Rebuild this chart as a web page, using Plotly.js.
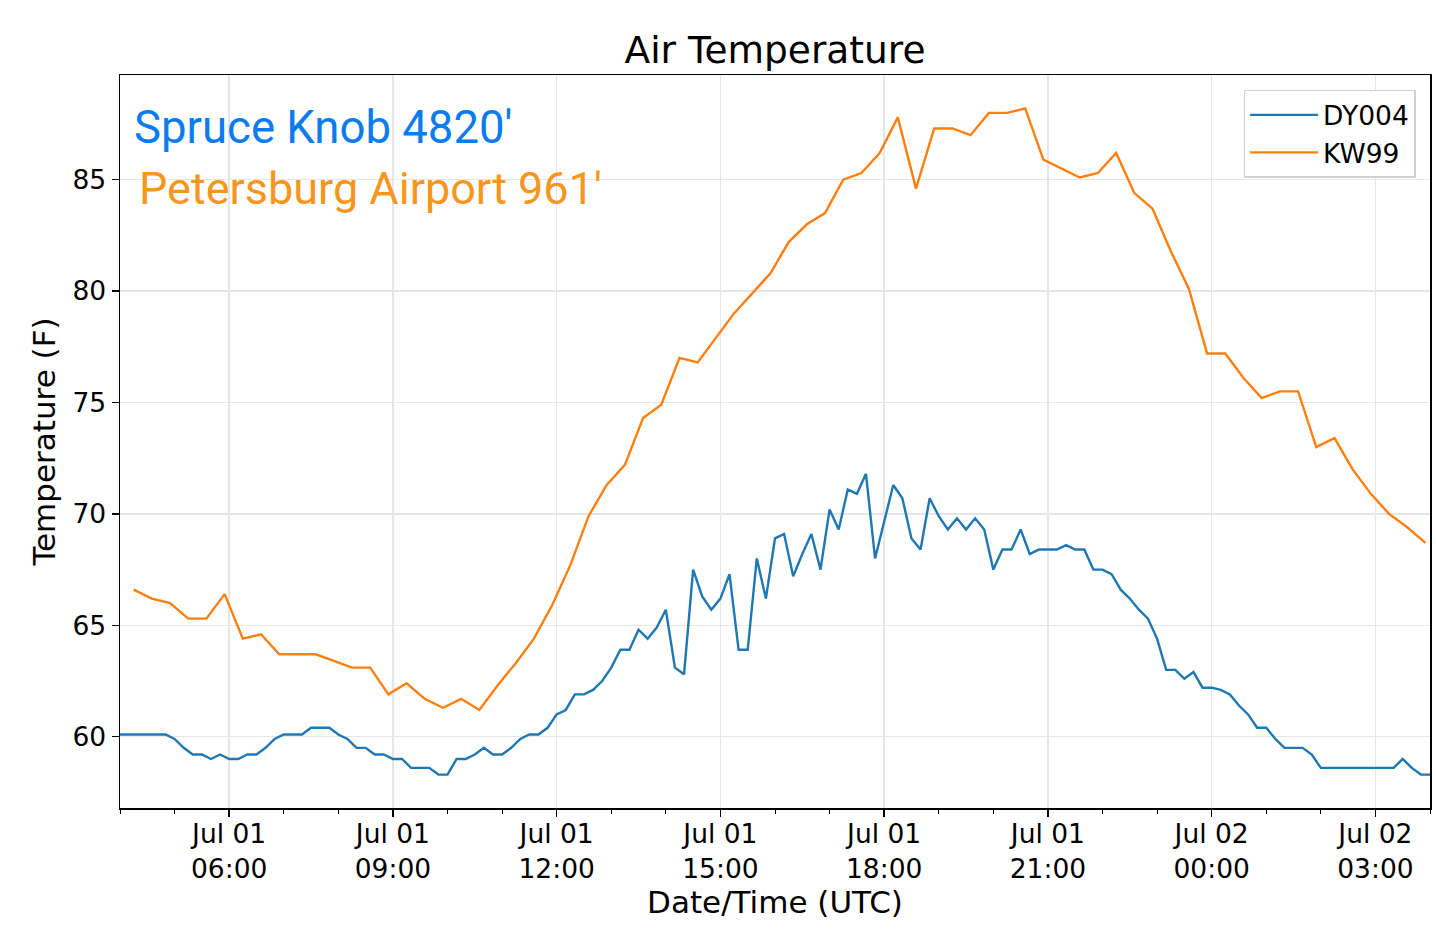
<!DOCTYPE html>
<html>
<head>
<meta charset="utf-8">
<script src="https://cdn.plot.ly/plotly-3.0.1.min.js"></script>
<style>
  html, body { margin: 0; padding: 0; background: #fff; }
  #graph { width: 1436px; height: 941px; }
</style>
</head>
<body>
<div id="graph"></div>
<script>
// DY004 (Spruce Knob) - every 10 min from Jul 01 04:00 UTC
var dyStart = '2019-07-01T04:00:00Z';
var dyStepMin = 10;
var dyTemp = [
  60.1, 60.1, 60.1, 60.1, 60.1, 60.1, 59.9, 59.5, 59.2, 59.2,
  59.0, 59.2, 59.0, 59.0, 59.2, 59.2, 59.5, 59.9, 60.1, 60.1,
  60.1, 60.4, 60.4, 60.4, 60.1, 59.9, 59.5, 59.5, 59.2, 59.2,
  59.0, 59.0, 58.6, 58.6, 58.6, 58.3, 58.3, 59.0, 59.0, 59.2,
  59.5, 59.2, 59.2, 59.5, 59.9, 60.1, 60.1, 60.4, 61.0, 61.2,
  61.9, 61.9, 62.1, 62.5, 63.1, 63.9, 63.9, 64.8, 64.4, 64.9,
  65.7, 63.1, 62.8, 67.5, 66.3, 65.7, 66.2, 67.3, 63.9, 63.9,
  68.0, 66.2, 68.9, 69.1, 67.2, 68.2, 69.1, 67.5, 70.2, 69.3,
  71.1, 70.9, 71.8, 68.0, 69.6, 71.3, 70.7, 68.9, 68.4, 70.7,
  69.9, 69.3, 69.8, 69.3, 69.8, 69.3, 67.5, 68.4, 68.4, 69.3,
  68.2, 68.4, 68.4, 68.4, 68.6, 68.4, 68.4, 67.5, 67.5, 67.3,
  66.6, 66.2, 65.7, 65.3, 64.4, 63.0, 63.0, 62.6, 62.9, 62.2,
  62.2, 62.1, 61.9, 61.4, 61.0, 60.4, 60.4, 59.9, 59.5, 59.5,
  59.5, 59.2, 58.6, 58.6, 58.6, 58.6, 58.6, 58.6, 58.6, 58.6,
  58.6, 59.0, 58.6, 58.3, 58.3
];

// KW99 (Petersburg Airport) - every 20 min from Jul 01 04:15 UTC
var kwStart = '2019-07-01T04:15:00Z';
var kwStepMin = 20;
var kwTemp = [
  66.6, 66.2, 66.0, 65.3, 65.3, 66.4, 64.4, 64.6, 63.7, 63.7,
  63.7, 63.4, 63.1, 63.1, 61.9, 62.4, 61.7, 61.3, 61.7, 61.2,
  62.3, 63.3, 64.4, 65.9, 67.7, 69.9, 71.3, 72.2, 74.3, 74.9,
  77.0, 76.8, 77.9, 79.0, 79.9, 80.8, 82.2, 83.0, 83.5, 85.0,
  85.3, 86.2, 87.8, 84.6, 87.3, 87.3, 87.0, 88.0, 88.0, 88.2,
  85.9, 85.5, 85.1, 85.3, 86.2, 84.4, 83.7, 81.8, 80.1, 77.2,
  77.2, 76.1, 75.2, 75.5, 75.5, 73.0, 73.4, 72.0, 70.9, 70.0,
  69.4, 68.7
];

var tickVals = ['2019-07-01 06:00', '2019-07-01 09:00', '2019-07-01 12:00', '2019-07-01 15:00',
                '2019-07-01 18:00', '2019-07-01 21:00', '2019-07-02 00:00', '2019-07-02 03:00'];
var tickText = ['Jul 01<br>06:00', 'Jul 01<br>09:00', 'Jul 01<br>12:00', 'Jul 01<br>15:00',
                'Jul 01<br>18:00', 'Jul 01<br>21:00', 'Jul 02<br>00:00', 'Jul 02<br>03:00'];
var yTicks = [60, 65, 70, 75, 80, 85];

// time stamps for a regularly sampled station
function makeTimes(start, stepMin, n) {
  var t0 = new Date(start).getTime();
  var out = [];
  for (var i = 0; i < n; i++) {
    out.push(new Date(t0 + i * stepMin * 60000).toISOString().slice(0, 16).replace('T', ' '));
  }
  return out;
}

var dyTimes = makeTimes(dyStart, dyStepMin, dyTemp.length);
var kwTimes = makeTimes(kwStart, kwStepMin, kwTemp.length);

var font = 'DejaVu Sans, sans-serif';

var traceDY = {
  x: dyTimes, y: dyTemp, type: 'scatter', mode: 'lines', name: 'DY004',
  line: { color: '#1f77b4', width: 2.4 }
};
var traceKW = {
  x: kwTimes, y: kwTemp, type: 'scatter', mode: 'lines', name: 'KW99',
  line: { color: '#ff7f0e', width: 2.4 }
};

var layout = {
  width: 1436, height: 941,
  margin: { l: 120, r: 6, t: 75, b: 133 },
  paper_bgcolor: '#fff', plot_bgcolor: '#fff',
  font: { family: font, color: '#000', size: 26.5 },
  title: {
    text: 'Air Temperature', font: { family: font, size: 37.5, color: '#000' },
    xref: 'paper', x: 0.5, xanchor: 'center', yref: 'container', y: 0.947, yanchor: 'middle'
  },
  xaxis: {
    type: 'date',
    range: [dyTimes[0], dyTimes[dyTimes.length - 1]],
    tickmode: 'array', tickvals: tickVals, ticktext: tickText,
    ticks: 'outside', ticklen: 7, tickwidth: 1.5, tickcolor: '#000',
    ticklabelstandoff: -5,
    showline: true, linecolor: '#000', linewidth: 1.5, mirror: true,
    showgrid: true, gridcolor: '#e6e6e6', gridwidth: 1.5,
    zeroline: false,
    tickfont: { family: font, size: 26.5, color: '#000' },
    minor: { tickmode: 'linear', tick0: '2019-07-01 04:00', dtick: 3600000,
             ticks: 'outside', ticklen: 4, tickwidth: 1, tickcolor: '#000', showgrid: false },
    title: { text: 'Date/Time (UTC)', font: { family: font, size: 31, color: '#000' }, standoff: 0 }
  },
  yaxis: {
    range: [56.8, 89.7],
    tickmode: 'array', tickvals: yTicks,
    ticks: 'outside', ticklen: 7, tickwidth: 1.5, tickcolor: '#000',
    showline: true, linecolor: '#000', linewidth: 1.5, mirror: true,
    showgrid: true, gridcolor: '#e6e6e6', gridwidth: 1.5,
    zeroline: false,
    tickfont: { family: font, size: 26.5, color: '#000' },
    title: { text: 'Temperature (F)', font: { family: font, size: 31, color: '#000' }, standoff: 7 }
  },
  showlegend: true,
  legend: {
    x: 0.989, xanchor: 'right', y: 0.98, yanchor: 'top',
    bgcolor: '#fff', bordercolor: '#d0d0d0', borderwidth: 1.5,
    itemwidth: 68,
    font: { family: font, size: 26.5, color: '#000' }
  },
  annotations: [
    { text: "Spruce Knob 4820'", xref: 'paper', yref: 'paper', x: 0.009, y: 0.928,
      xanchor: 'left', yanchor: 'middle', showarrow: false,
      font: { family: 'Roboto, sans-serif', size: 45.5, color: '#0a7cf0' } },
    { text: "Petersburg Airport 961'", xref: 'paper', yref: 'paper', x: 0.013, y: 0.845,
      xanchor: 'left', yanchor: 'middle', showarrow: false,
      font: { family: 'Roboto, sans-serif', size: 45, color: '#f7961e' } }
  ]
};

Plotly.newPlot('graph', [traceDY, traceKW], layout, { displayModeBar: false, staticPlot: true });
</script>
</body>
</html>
━━━━━━━━━━━━━━━━━━━━
_TASK DETAILS_:
Repeat verbatim all the material, but not the pictures.

_ANSWER TO THIS EXERCISE_:
Rebuild this chart as a web page, using Plotly.js.
<!DOCTYPE html>
<html>
<head>
<meta charset="utf-8">
<script src="https://cdn.plot.ly/plotly-3.0.1.min.js"></script>
<style>
  html, body { margin: 0; padding: 0; background: #fff; }
  #graph { width: 1436px; height: 941px; }
</style>
</head>
<body>
<div id="graph"></div>
<script>
// DY004 (Spruce Knob) - every 10 min from Jul 01 04:00 UTC
var dyStart = '2019-07-01T04:00:00Z';
var dyStepMin = 10;
var dyTemp = [
  60.1, 60.1, 60.1, 60.1, 60.1, 60.1, 59.9, 59.5, 59.2, 59.2,
  59.0, 59.2, 59.0, 59.0, 59.2, 59.2, 59.5, 59.9, 60.1, 60.1,
  60.1, 60.4, 60.4, 60.4, 60.1, 59.9, 59.5, 59.5, 59.2, 59.2,
  59.0, 59.0, 58.6, 58.6, 58.6, 58.3, 58.3, 59.0, 59.0, 59.2,
  59.5, 59.2, 59.2, 59.5, 59.9, 60.1, 60.1, 60.4, 61.0, 61.2,
  61.9, 61.9, 62.1, 62.5, 63.1, 63.9, 63.9, 64.8, 64.4, 64.9,
  65.7, 63.1, 62.8, 67.5, 66.3, 65.7, 66.2, 67.3, 63.9, 63.9,
  68.0, 66.2, 68.9, 69.1, 67.2, 68.2, 69.1, 67.5, 70.2, 69.3,
  71.1, 70.9, 71.8, 68.0, 69.6, 71.3, 70.7, 68.9, 68.4, 70.7,
  69.9, 69.3, 69.8, 69.3, 69.8, 69.3, 67.5, 68.4, 68.4, 69.3,
  68.2, 68.4, 68.4, 68.4, 68.6, 68.4, 68.4, 67.5, 67.5, 67.3,
  66.6, 66.2, 65.7, 65.3, 64.4, 63.0, 63.0, 62.6, 62.9, 62.2,
  62.2, 62.1, 61.9, 61.4, 61.0, 60.4, 60.4, 59.9, 59.5, 59.5,
  59.5, 59.2, 58.6, 58.6, 58.6, 58.6, 58.6, 58.6, 58.6, 58.6,
  58.6, 59.0, 58.6, 58.3, 58.3
];

// KW99 (Petersburg Airport) - every 20 min from Jul 01 04:15 UTC
var kwStart = '2019-07-01T04:15:00Z';
var kwStepMin = 20;
var kwTemp = [
  66.6, 66.2, 66.0, 65.3, 65.3, 66.4, 64.4, 64.6, 63.7, 63.7,
  63.7, 63.4, 63.1, 63.1, 61.9, 62.4, 61.7, 61.3, 61.7, 61.2,
  62.3, 63.3, 64.4, 65.9, 67.7, 69.9, 71.3, 72.2, 74.3, 74.9,
  77.0, 76.8, 77.9, 79.0, 79.9, 80.8, 82.2, 83.0, 83.5, 85.0,
  85.3, 86.2, 87.8, 84.6, 87.3, 87.3, 87.0, 88.0, 88.0, 88.2,
  85.9, 85.5, 85.1, 85.3, 86.2, 84.4, 83.7, 81.8, 80.1, 77.2,
  77.2, 76.1, 75.2, 75.5, 75.5, 73.0, 73.4, 72.0, 70.9, 70.0,
  69.4, 68.7
];

var tickVals = ['2019-07-01 06:00', '2019-07-01 09:00', '2019-07-01 12:00', '2019-07-01 15:00',
                '2019-07-01 18:00', '2019-07-01 21:00', '2019-07-02 00:00', '2019-07-02 03:00'];
var tickText = ['Jul 01<br>06:00', 'Jul 01<br>09:00', 'Jul 01<br>12:00', 'Jul 01<br>15:00',
                'Jul 01<br>18:00', 'Jul 01<br>21:00', 'Jul 02<br>00:00', 'Jul 02<br>03:00'];
var yTicks = [60, 65, 70, 75, 80, 85];

// time stamps for a regularly sampled station
function makeTimes(start, stepMin, n) {
  var t0 = new Date(start).getTime();
  var out = [];
  for (var i = 0; i < n; i++) {
    out.push(new Date(t0 + i * stepMin * 60000).toISOString().slice(0, 16).replace('T', ' '));
  }
  return out;
}

var dyTimes = makeTimes(dyStart, dyStepMin, dyTemp.length);
var kwTimes = makeTimes(kwStart, kwStepMin, kwTemp.length);

var font = 'DejaVu Sans, sans-serif';

var traceDY = {
  x: dyTimes, y: dyTemp, type: 'scatter', mode: 'lines', name: 'DY004',
  line: { color: '#1f77b4', width: 2.4 }
};
var traceKW = {
  x: kwTimes, y: kwTemp, type: 'scatter', mode: 'lines', name: 'KW99',
  line: { color: '#ff7f0e', width: 2.4 }
};

var layout = {
  width: 1436, height: 941,
  margin: { l: 120, r: 6, t: 75, b: 133 },
  paper_bgcolor: '#fff', plot_bgcolor: '#fff',
  font: { family: font, color: '#000', size: 26.5 },
  title: {
    text: 'Air Temperature', font: { family: font, size: 37.5, color: '#000' },
    xref: 'paper', x: 0.5, xanchor: 'center', yref: 'container', y: 0.947, yanchor: 'middle'
  },
  xaxis: {
    type: 'date',
    range: [dyTimes[0], dyTimes[dyTimes.length - 1]],
    tickmode: 'array', tickvals: tickVals, ticktext: tickText,
    ticks: 'outside', ticklen: 7, tickwidth: 1.5, tickcolor: '#000',
    ticklabelstandoff: -5,
    showline: true, linecolor: '#000', linewidth: 1.5, mirror: true,
    showgrid: true, gridcolor: '#e6e6e6', gridwidth: 1.5,
    zeroline: false,
    tickfont: { family: font, size: 26.5, color: '#000' },
    minor: { tickmode: 'linear', tick0: '2019-07-01 04:00', dtick: 3600000,
             ticks: 'outside', ticklen: 4, tickwidth: 1, tickcolor: '#000', showgrid: false },
    title: { text: 'Date/Time (UTC)', font: { family: font, size: 31, color: '#000' }, standoff: 0 }
  },
  yaxis: {
    range: [56.8, 89.7],
    tickmode: 'array', tickvals: yTicks,
    ticks: 'outside', ticklen: 7, tickwidth: 1.5, tickcolor: '#000',
    showline: true, linecolor: '#000', linewidth: 1.5, mirror: true,
    showgrid: true, gridcolor: '#e6e6e6', gridwidth: 1.5,
    zeroline: false,
    tickfont: { family: font, size: 26.5, color: '#000' },
    title: { text: 'Temperature (F)', font: { family: font, size: 31, color: '#000' }, standoff: 7 }
  },
  showlegend: true,
  legend: {
    x: 0.989, xanchor: 'right', y: 0.98, yanchor: 'top',
    bgcolor: '#fff', bordercolor: '#d0d0d0', borderwidth: 1.5,
    itemwidth: 68,
    font: { family: font, size: 26.5, color: '#000' }
  },
  annotations: [
    { text: "Spruce Knob 4820'", xref: 'paper', yref: 'paper', x: 0.009, y: 0.928,
      xanchor: 'left', yanchor: 'middle', showarrow: false,
      font: { family: 'Roboto, sans-serif', size: 45.5, color: '#0a7cf0' } },
    { text: "Petersburg Airport 961'", xref: 'paper', yref: 'paper', x: 0.013, y: 0.845,
      xanchor: 'left', yanchor: 'middle', showarrow: false,
      font: { family: 'Roboto, sans-serif', size: 45, color: '#f7961e' } }
  ]
};

Plotly.newPlot('graph', [traceDY, traceKW], layout, { displayModeBar: false, staticPlot: true });
</script>
</body>
</html>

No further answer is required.